• TASK PROMPT:
Repeat the material exactly from its first line to the line that includes "ax.set_ylim(0, 1.14)". Skip pictures.

[start]

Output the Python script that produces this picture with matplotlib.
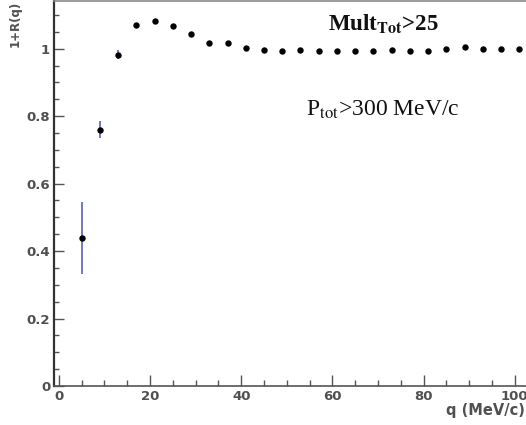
import matplotlib
matplotlib.use("Agg")
import matplotlib.pyplot as plt
from matplotlib.ticker import MultipleLocator, FuncFormatter

# correlation function 1+R(q)
q = [5, 9, 13, 17, 21, 25, 29, 33, 37, 41, 45, 49, 53,
     57, 61, 65, 69, 73, 77, 81, 85, 89, 93, 97, 101]
r = [0.438, 0.760, 0.982, 1.071, 1.081, 1.066, 1.042, 1.016, 1.018,
     1.002, 0.997, 0.993, 0.995, 0.993, 0.993, 0.993, 0.993, 0.997,
     0.993, 0.992, 0.998, 1.004, 1.000, 0.999, 0.999]
r_err = [0.107, 0.025, 0.013, 0.006, 0.006, 0.005, 0.005, 0.005, 0.004,
         0.004, 0.004, 0.004, 0.004, 0.004, 0.004, 0.004, 0.004, 0.004,
         0.004, 0.004, 0.004, 0.004, 0.004, 0.004, 0.004]

mult_label = "Mult$_{\\mathbf{Tot}}$>25"
ptot_label = "P$_{\\mathrm{tot}}$>300 MeV/c"

plt.rcParams["mathtext.fontset"] = "stix"

fig = plt.figure(figsize=(5.26, 4.25), dpi=100)
# axes run past the right edge of the picture, like the cropped original
ax = fig.add_axes([54.3 / 526, 39 / 425, 506 / 526, 384.6 / 425])

ax.errorbar(q, r, yerr=r_err, fmt="none", ecolor="#4a56a8", elinewidth=1.1, capsize=0)
ax.plot(q, r, "o", color="black", markersize=4.6, markeredgewidth=0)

ax.set_xlim(-1, 110)
ax.set_ylim(0, 1.14)

#---- ticks
ax.xaxis.set_major_locator(MultipleLocator(20))
ax.xaxis.set_minor_locator(MultipleLocator(5))
ax.yaxis.set_major_locator(MultipleLocator(0.2))
ax.yaxis.set_minor_locator(MultipleLocator(0.05))
ax.yaxis.set_major_formatter(FuncFormatter(lambda v, p: "%g" % round(v, 2)))
ax.tick_params(which="both", direction="in", top=False, right=False,
               colors="#555555", width=1.0, pad=3)
ax.tick_params(axis="x", which="major", length=8)
ax.tick_params(axis="x", which="minor", length=4)
ax.tick_params(axis="y", which="major", length=7)
ax.tick_params(axis="y", which="minor", length=3.5)
for lab in ax.get_xticklabels() + ax.get_yticklabels():
    lab.set_family("DejaVu Sans")
    lab.set_fontsize(9.5)
    lab.set_fontweight("bold")
    lab.set_color("#505050")

#---- frame
ax.spines["left"].set_color("#333333")
ax.spines["left"].set_linewidth(1.6)
ax.spines["bottom"].set_color("#555555")
ax.spines["bottom"].set_linewidth(1.2)
ax.spines["top"].set_color("#8a8a8a")
ax.spines["top"].set_linewidth(1.2)
ax.spines["right"].set_visible(False)

#---- axis titles
fig.text(15 / 526, 1 - 1 / 425, "1+R(q)", rotation=90, ha="center", va="top",
         family="DejaVu Sans", fontsize=8.5, fontweight="bold", color="#505050")
fig.text(525 / 526, 1 - 411 / 425, "q (MeV/c)", ha="right", va="center",
         family="DejaVu Sans", fontsize=10.5, fontweight="bold", color="#505050")

#---- labels inside the plot
ax.text(59.0, 1.054, mult_label, ha="left", va="baseline",
        family="Liberation Serif", fontsize=16.5, fontweight="bold", color="#111111")
ax.text(54.3, 0.802, ptot_label, ha="left", va="baseline",
        family="Liberation Serif", fontsize=17, color="#111111")

fig.savefig("out.png", dpi=100)
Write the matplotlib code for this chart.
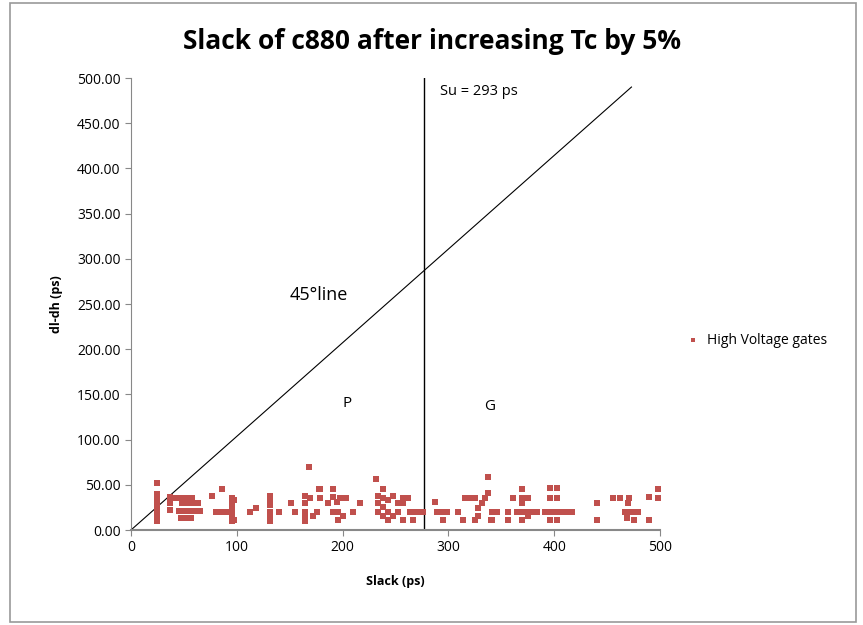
import numpy as np
import matplotlib.pyplot as plt
from matplotlib.patches import Rectangle

plt.rcParams['font.family'] = ['Open Sans', 'DejaVu Sans']

# High Voltage gates: slack (ps) vs dl-dh (ps)
slack = [25, 25, 25, 25, 25, 25, 25, 25, 37, 37, 37,
         43, 48, 53, 58, 63, 48, 53, 58, 45, 50, 55, 60, 65,
         47, 52, 57, 77, 86, 80, 86, 92, 95, 95, 95, 95, 95, 95,
         97, 97, 112, 118, 131, 131, 131, 131, 131, 131, 140, 151, 155,
         168, 164, 164, 164, 164, 164, 169, 172, 176, 178,
         179, 179, 186, 191, 191, 195, 198, 191, 196, 203, 191, 196, 200, 210, 216,
         232, 238, 233, 233, 233, 238, 238, 238, 243, 243, 243, 248, 248, 252, 252, 257, 257,
         262, 257, 264, 268, 272, 276, 267,
         287, 289, 294, 299, 295, 309, 314, 316, 320, 325, 332, 335, 337,
         325, 328, 328, 337, 341, 346, 340, 341, 356, 356, 361,
         370, 370, 370, 375, 365, 370, 375, 380, 384, 370, 375,
         396, 403, 396, 403, 391, 396, 401, 406, 411, 417, 396, 403,
         440, 440, 456, 462, 471, 470, 467, 471, 475, 479, 469, 475, 490, 490, 498, 498]
dl_dh = [52, 40, 35, 30, 25, 20, 15, 10, 36, 30, 22,
         35, 35, 35, 35, 30, 30, 30, 30, 21, 21, 21, 21, 21,
         13, 13, 13, 38, 45, 20, 20, 20, 35, 30, 25, 20, 15, 10,
         33, 11, 20, 24, 38, 33, 28, 20, 15, 10, 20, 30, 20,
         70, 38, 30, 20, 15, 10, 35, 16, 20, 45,
         45, 35, 30, 45, 36, 31, 35, 20, 11, 35, 20, 20, 16, 20, 30,
         56, 45, 38, 30, 20, 35, 25, 15, 33, 20, 11, 38, 16, 30, 20, 35, 11,
         35, 30, 20, 20, 20, 20, 11,
         31, 20, 20, 20, 11, 20, 11, 35, 35, 35, 30, 35, 41,
         11, 24, 16, 59, 20, 20, 11, 11, 20, 11, 35,
         45, 35, 30, 35, 20, 20, 20, 20, 20, 11, 15,
         46, 46, 35, 35, 20, 20, 20, 20, 20, 20, 11, 11,
         30, 11, 35, 35, 35, 30, 20, 20, 20, 20, 13, 11, 37, 11, 45, 35]

line_end_x = 473
line_end_y = 490
su_x = 277

fig = plt.figure(figsize=(8.63, 6.25), dpi=100)
ax = fig.add_axes([0.1518, 0.152, 0.613, 0.7232])

ax.scatter(slack, dl_dh, marker='s', s=14, color='#C0504D', linewidths=0,
           label='High Voltage gates', zorder=3)
ax.plot([0, line_end_x], [0, line_end_y], color='black', lw=0.8)
ax.axvline(su_x, color='black', lw=1.0)

ax.text(150, 254, '45°line', fontsize=13)
ax.text(200, 136, 'P', fontsize=11)
ax.text(334, 133, 'G', fontsize=11)
ax.text(292, 481, 'Su = 293 ps', fontsize=10.5)

ax.set_xlim(0, 500)
ax.set_ylim(0, 500)
ax.set_xticks(range(0, 501, 100))
ax.set_yticks(range(0, 501, 50))
ax.set_yticklabels(['%.2f' % v for v in range(0, 501, 50)])
ax.tick_params(labelsize=10, length=4, color='#888888')
for s in ['top', 'right']:
    ax.spines[s].set_visible(False)
ax.spines['left'].set_color('#888888')
ax.spines['bottom'].set_color('#888888')
ax.spines['bottom'].set_linewidth(1.5)

ax.set_xlabel('Slack (ps)', fontsize=9, fontweight='bold', labelpad=14)
ax.set_ylabel('dl-dh (ps)', fontsize=9, fontweight='bold', labelpad=10)
fig.suptitle('Slack of c880 after increasing Tc by 5%', fontsize=19,
             fontweight='bold', y=0.955)

ax.legend(loc='center left', bbox_to_anchor=(0.772, 0.455),
          bbox_transform=fig.transFigure, frameon=False, fontsize=10,
          handletextpad=0.0, markerscale=0.9)

fig.patches.append(Rectangle((0.012, 0.005), 0.98, 0.99, transform=fig.transFigure,
                             fill=False, edgecolor='#999999', lw=1.2))

fig.savefig('out.png', dpi=100)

[end]

• THE SOLUTION:
Output the Python script that produces this picture with matplotlib.
import matplotlib
matplotlib.use("Agg")
import matplotlib.pyplot as plt
from matplotlib.ticker import MultipleLocator, FuncFormatter

# correlation function 1+R(q)
q = [5, 9, 13, 17, 21, 25, 29, 33, 37, 41, 45, 49, 53,
     57, 61, 65, 69, 73, 77, 81, 85, 89, 93, 97, 101]
r = [0.438, 0.760, 0.982, 1.071, 1.081, 1.066, 1.042, 1.016, 1.018,
     1.002, 0.997, 0.993, 0.995, 0.993, 0.993, 0.993, 0.993, 0.997,
     0.993, 0.992, 0.998, 1.004, 1.000, 0.999, 0.999]
r_err = [0.107, 0.025, 0.013, 0.006, 0.006, 0.005, 0.005, 0.005, 0.004,
         0.004, 0.004, 0.004, 0.004, 0.004, 0.004, 0.004, 0.004, 0.004,
         0.004, 0.004, 0.004, 0.004, 0.004, 0.004, 0.004]

mult_label = "Mult$_{\\mathbf{Tot}}$>25"
ptot_label = "P$_{\\mathrm{tot}}$>300 MeV/c"

plt.rcParams["mathtext.fontset"] = "stix"

fig = plt.figure(figsize=(5.26, 4.25), dpi=100)
# axes run past the right edge of the picture, like the cropped original
ax = fig.add_axes([54.3 / 526, 39 / 425, 506 / 526, 384.6 / 425])

ax.errorbar(q, r, yerr=r_err, fmt="none", ecolor="#4a56a8", elinewidth=1.1, capsize=0)
ax.plot(q, r, "o", color="black", markersize=4.6, markeredgewidth=0)

ax.set_xlim(-1, 110)
ax.set_ylim(0, 1.14)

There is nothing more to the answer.